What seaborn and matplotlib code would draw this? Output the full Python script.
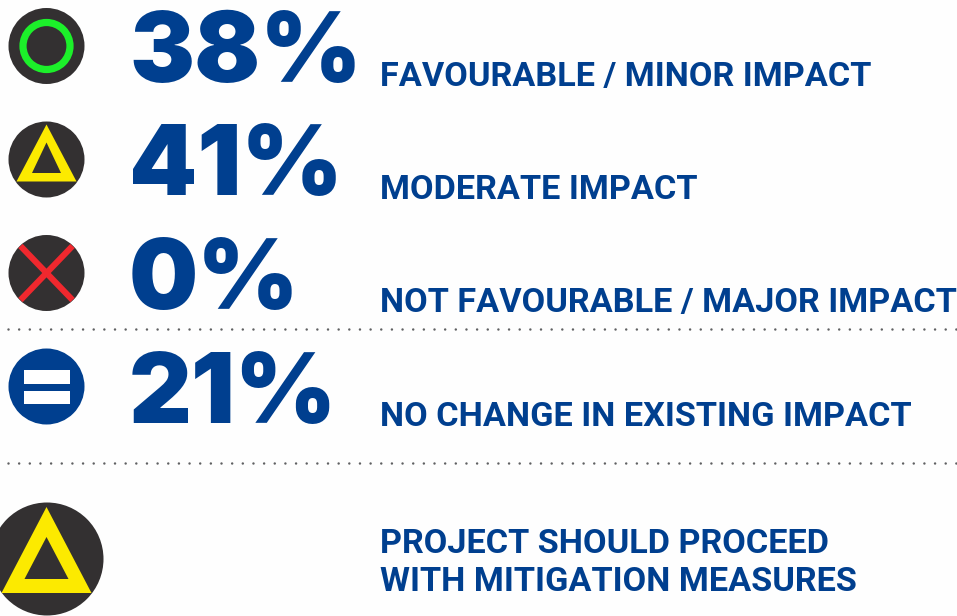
import pandas as pd
import numpy as np
import matplotlib
matplotlib.use('Agg')
import matplotlib.pyplot as plt
from matplotlib.patches import Circle, Polygon, Rectangle
import seaborn as sns

# Values
percents = [38, 41, 0, 21]
labels = ['FAVOURABLE / MINOR IMPACT', 'MODERATE IMPACT',
          'NOT FAVOURABLE / MAJOR IMPACT', 'NO CHANGE IN EXISTING IMPACT']
icons = ['circle', 'triangle', 'cross', 'equal']
verdict = ['PROJECT SHOULD PROCEED', 'WITH MITIGATION MEASURES']

BLUE = '#003f8f'
DARK = '#333031'
GREEN = '#1cf02a'
YELLOW = '#fcea00'
RED = '#f0282e'

W, H = 957, 616


def triangle(ax, cx, apex, base, half, in_apex, in_base, in_half):
    """Hollow yellow triangle on a disc."""
    ax.add_patch(Polygon([(cx, apex), (cx + half, base), (cx - half, base)], color=YELLOW, lw=0, zorder=3))
    ax.add_patch(Polygon([(cx, in_apex), (cx + in_half, in_base), (cx - in_half, in_base)], color=DARK, lw=0, zorder=4))


def draw_icon(ax, kind, cy):
    cx = 46.5
    disc = BLUE if kind == 'equal' else DARK
    ax.add_patch(Circle((cx, cy), 38, color=disc, lw=0, zorder=2))
    if kind == 'circle':
        ax.add_patch(Circle((cx, cy), 23.5, fill=False, ec=GREEN, lw=5.2, zorder=3))
    elif kind == 'triangle':
        triangle(ax, cx, cy - 35, cy + 22, 30, cy - 17, cy + 13.5, 14.5)
    elif kind == 'cross':
        ax.plot([cx - 26, cx + 26], [cy - 27, cy + 27], color=RED, lw=4.4, zorder=3, solid_capstyle='butt')
        ax.plot([cx - 26, cx + 26], [cy + 27, cy - 27], color=RED, lw=4.4, zorder=3, solid_capstyle='butt')
    else:
        ax.add_patch(Rectangle((cx - 23, cy - 16.5), 46, 13.5, color='white', lw=0, zorder=3))
        ax.add_patch(Rectangle((cx - 23, cy + 4), 46, 13.5, color='white', lw=0, zorder=3))


def main():
    sns.set_theme(style='white')
    plt.rcParams['font.family'] = ['Inter', 'DejaVu Sans']

    fig = plt.figure(figsize=(W / 100, H / 100), dpi=100, facecolor='#fefefe')
    ax = fig.add_axes([0, 0, 1, 1])
    ax.set_xlim(0, W)
    ax.set_ylim(H, 0)
    ax.axis('off')

    df = pd.DataFrame({'percent': percents, 'label': labels, 'icon': icons})
    df['row_y'] = 46 + np.arange(len(df)) * 113.5

    for _, row in df.iterrows():
        draw_icon(ax, row['icon'], row['row_y'])
        ax.text(129, row['row_y'] + 36, f"{row['percent']}%", fontsize=70, fontweight=900,
                color=BLUE, va='baseline', ha='left')
        ax.text(380, row['row_y'] + 39.5, row['label'], fontsize=24.7, fontweight='bold',
                color=BLUE, va='baseline', ha='left', family='Roboto')

    # dotted separators
    for y in [329, 463]:
        sns.lineplot(x=[8, W], y=[y, y], ax=ax, color='#5f6062', lw=1.8,
                     linestyle=(0, (0.01, 4.25)), dash_capstyle='round', legend=False)

    # overall verdict
    ax.add_patch(Circle((47, 559), 56.5, color=DARK, lw=0, zorder=2))
    triangle(ax, 46.5, 507, 593, 45, 537, 579, 22)
    for text, y in zip(verdict, [553, 591]):
        ax.text(380, y, text, fontsize=24.7, fontweight='bold', color=BLUE,
                va='baseline', ha='left', family='Roboto')

    ax.set_xlim(0, W)
    ax.set_ylim(H, 0)
    ax.set_xlabel('')
    ax.set_ylabel('')
    fig.savefig('out.png', dpi=100, facecolor=fig.get_facecolor())


if __name__ == "__main__":
    main()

__AIM__: Leave out any pictures and return exactly the lines from the beginning of the data through the line with "ax.axis('off')", inclusive.

__RESULT OF THE TASK__:
What seaborn and matplotlib code would draw this? Output the full Python script.
import pandas as pd
import numpy as np
import matplotlib
matplotlib.use('Agg')
import matplotlib.pyplot as plt
from matplotlib.patches import Circle, Polygon, Rectangle
import seaborn as sns

# Values
percents = [38, 41, 0, 21]
labels = ['FAVOURABLE / MINOR IMPACT', 'MODERATE IMPACT',
          'NOT FAVOURABLE / MAJOR IMPACT', 'NO CHANGE IN EXISTING IMPACT']
icons = ['circle', 'triangle', 'cross', 'equal']
verdict = ['PROJECT SHOULD PROCEED', 'WITH MITIGATION MEASURES']

BLUE = '#003f8f'
DARK = '#333031'
GREEN = '#1cf02a'
YELLOW = '#fcea00'
RED = '#f0282e'

W, H = 957, 616


def triangle(ax, cx, apex, base, half, in_apex, in_base, in_half):
    """Hollow yellow triangle on a disc."""
    ax.add_patch(Polygon([(cx, apex), (cx + half, base), (cx - half, base)], color=YELLOW, lw=0, zorder=3))
    ax.add_patch(Polygon([(cx, in_apex), (cx + in_half, in_base), (cx - in_half, in_base)], color=DARK, lw=0, zorder=4))


def draw_icon(ax, kind, cy):
    cx = 46.5
    disc = BLUE if kind == 'equal' else DARK
    ax.add_patch(Circle((cx, cy), 38, color=disc, lw=0, zorder=2))
    if kind == 'circle':
        ax.add_patch(Circle((cx, cy), 23.5, fill=False, ec=GREEN, lw=5.2, zorder=3))
    elif kind == 'triangle':
        triangle(ax, cx, cy - 35, cy + 22, 30, cy - 17, cy + 13.5, 14.5)
    elif kind == 'cross':
        ax.plot([cx - 26, cx + 26], [cy - 27, cy + 27], color=RED, lw=4.4, zorder=3, solid_capstyle='butt')
        ax.plot([cx - 26, cx + 26], [cy + 27, cy - 27], color=RED, lw=4.4, zorder=3, solid_capstyle='butt')
    else:
        ax.add_patch(Rectangle((cx - 23, cy - 16.5), 46, 13.5, color='white', lw=0, zorder=3))
        ax.add_patch(Rectangle((cx - 23, cy + 4), 46, 13.5, color='white', lw=0, zorder=3))


def main():
    sns.set_theme(style='white')
    plt.rcParams['font.family'] = ['Inter', 'DejaVu Sans']

    fig = plt.figure(figsize=(W / 100, H / 100), dpi=100, facecolor='#fefefe')
    ax = fig.add_axes([0, 0, 1, 1])
    ax.set_xlim(0, W)
    ax.set_ylim(H, 0)
    ax.axis('off')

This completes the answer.